_TO DO_.
Exactly and only the lines from the first entry through the line with "quarter_step = 12.5" should be copied, both ends included, with no pictures.

_EXTRACTED RECORDS_.
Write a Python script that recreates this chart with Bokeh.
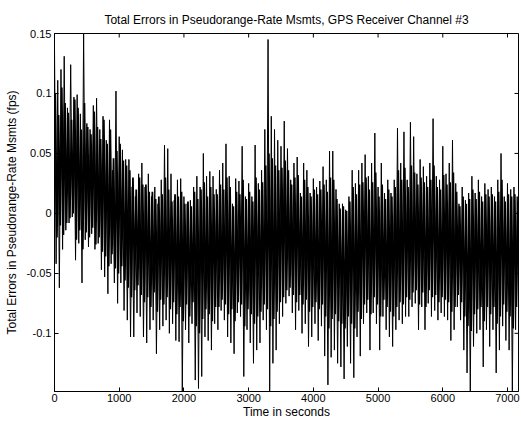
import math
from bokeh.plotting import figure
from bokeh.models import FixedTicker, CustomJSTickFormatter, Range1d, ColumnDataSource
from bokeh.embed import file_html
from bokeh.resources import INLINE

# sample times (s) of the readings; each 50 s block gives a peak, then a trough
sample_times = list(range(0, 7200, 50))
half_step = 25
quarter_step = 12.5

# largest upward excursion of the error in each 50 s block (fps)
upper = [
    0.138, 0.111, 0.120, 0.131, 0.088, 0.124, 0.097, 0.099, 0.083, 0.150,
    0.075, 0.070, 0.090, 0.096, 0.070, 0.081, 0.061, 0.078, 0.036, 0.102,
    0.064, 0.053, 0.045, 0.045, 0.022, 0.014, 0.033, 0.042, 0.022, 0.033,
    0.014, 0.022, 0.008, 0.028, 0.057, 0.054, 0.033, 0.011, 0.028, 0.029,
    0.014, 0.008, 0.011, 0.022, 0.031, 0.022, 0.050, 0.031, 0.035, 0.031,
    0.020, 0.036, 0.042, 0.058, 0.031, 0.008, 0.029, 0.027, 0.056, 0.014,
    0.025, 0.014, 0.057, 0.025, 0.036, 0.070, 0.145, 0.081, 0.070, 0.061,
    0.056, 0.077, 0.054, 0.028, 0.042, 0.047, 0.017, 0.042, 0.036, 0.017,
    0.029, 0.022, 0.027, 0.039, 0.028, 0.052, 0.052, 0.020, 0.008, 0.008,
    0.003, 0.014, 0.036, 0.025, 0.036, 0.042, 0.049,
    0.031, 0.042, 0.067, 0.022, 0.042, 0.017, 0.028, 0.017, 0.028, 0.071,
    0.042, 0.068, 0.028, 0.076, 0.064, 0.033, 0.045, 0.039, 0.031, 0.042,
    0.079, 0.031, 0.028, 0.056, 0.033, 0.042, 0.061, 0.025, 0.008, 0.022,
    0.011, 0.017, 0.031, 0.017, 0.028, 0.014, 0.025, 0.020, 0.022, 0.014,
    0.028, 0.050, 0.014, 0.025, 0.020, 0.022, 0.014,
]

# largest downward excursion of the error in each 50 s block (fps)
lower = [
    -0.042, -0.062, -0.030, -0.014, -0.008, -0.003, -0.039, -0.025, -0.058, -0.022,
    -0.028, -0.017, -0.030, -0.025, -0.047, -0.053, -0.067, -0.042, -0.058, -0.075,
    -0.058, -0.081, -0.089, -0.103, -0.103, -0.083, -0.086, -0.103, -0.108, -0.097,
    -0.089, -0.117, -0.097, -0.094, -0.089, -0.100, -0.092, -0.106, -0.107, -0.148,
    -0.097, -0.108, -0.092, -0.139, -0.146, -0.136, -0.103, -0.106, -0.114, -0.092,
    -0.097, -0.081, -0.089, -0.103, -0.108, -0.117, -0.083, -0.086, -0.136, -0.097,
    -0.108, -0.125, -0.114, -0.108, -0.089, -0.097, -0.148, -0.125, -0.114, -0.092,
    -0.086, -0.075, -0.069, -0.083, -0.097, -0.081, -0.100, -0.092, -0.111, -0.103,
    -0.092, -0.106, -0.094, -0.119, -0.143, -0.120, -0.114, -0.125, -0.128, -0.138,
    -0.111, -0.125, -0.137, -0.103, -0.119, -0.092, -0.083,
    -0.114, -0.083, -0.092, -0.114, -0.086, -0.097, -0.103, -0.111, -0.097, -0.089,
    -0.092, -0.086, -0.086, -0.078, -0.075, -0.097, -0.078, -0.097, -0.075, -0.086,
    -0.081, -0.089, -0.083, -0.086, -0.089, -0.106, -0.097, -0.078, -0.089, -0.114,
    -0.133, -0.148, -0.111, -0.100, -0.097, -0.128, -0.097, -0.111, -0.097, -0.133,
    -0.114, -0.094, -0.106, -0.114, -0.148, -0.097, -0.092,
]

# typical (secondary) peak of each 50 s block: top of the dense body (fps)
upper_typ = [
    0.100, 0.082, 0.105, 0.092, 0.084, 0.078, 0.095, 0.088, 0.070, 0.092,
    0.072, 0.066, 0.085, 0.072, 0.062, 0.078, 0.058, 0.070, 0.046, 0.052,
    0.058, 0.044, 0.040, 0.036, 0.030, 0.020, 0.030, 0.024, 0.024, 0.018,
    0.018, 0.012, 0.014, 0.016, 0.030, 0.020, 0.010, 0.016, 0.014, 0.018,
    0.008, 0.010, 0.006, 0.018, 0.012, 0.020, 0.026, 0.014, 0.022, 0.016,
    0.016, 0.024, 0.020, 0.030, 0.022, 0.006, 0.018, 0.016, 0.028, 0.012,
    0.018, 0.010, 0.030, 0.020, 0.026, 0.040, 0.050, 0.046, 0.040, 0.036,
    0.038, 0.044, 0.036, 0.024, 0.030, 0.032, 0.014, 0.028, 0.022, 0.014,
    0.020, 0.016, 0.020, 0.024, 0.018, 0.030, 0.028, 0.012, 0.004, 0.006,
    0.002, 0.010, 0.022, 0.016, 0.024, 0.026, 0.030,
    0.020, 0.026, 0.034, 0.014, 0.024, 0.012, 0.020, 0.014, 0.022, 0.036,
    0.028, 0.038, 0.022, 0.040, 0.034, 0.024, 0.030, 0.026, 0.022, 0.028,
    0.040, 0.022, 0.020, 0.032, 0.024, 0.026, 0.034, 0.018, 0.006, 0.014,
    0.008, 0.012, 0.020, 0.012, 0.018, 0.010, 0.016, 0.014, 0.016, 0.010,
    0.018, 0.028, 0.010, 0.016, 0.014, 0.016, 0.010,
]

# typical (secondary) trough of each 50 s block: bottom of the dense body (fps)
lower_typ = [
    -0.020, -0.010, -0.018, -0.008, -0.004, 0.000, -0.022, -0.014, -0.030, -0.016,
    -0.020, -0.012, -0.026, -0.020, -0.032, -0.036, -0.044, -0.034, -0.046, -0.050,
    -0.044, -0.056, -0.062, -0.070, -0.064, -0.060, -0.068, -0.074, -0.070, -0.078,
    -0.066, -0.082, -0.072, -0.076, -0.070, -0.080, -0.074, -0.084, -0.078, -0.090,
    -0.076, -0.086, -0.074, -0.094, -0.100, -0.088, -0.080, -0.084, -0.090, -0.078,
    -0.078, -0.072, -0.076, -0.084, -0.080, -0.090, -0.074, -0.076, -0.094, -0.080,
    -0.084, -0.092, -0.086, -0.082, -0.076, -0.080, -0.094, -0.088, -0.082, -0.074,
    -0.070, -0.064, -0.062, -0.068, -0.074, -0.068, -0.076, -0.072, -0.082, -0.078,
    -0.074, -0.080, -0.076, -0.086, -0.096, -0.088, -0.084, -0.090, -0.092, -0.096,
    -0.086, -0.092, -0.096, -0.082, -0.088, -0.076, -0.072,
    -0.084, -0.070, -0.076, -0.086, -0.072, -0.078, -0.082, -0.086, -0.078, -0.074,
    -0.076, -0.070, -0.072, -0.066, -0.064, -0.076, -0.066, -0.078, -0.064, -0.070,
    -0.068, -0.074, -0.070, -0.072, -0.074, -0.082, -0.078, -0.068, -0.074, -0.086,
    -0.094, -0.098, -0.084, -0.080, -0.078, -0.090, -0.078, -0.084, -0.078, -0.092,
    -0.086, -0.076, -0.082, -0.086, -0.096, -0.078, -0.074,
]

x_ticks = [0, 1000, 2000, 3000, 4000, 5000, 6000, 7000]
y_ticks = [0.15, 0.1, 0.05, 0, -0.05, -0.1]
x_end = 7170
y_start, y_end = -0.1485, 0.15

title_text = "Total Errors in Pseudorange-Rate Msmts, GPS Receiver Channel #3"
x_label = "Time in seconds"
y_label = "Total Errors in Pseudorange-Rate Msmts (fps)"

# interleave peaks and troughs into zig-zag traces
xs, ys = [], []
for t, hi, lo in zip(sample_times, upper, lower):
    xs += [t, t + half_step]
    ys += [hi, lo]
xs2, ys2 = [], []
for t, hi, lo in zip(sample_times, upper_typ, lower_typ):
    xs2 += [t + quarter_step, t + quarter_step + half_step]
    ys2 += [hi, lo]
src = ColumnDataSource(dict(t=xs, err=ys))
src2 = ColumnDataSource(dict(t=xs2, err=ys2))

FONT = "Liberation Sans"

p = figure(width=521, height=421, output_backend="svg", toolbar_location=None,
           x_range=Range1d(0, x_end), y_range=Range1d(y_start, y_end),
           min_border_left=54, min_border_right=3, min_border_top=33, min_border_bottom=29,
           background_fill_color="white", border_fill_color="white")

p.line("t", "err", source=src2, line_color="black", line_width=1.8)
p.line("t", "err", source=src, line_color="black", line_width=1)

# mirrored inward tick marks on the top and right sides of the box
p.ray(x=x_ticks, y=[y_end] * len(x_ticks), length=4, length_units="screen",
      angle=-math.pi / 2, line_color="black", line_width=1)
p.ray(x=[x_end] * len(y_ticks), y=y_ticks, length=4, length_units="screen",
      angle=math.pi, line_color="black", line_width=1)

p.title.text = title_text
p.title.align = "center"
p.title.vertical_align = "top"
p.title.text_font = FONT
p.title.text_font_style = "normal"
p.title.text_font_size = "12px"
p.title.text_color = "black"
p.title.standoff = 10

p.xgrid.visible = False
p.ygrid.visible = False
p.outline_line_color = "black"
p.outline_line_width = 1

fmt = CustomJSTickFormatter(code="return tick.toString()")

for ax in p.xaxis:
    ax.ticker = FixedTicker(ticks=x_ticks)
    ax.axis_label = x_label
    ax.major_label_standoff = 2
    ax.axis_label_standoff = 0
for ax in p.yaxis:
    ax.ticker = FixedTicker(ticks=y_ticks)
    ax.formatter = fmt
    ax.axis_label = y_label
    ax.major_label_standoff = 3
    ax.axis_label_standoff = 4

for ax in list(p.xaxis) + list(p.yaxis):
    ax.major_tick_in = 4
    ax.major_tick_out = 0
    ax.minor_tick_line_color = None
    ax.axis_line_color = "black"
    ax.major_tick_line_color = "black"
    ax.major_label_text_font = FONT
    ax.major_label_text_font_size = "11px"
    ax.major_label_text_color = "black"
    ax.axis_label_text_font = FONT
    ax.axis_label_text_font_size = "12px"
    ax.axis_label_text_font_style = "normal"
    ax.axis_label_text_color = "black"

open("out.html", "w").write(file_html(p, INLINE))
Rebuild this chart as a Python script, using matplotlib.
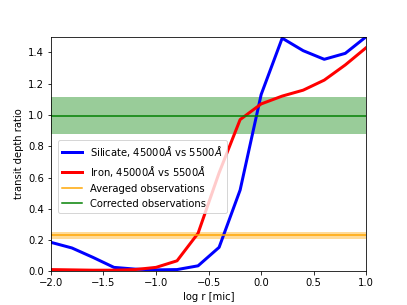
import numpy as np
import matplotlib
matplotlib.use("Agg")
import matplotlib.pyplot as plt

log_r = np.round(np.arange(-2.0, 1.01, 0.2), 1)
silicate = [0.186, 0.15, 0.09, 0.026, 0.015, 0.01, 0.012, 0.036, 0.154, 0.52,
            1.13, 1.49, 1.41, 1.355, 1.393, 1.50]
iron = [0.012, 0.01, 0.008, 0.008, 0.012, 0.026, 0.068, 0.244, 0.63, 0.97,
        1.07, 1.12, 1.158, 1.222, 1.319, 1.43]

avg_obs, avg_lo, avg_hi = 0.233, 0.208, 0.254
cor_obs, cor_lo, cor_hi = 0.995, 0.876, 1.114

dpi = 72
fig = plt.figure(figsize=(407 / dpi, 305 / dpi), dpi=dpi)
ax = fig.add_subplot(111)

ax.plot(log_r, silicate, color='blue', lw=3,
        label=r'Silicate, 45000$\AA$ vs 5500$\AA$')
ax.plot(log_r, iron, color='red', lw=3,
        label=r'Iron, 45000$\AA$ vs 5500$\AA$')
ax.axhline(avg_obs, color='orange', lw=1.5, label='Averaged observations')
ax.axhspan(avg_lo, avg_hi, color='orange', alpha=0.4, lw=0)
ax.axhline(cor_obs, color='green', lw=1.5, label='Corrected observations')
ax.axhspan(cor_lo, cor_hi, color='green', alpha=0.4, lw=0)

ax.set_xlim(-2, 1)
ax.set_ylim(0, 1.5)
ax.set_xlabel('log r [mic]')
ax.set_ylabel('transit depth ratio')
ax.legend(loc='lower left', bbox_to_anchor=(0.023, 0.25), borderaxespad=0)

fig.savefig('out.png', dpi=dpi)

_ANSWER TO THE EXERCISE_.
Write a Python script that recreates this chart with Bokeh.
import math
from bokeh.plotting import figure
from bokeh.models import FixedTicker, CustomJSTickFormatter, Range1d, ColumnDataSource
from bokeh.embed import file_html
from bokeh.resources import INLINE

# sample times (s) of the readings; each 50 s block gives a peak, then a trough
sample_times = list(range(0, 7200, 50))
half_step = 25
quarter_step = 12.5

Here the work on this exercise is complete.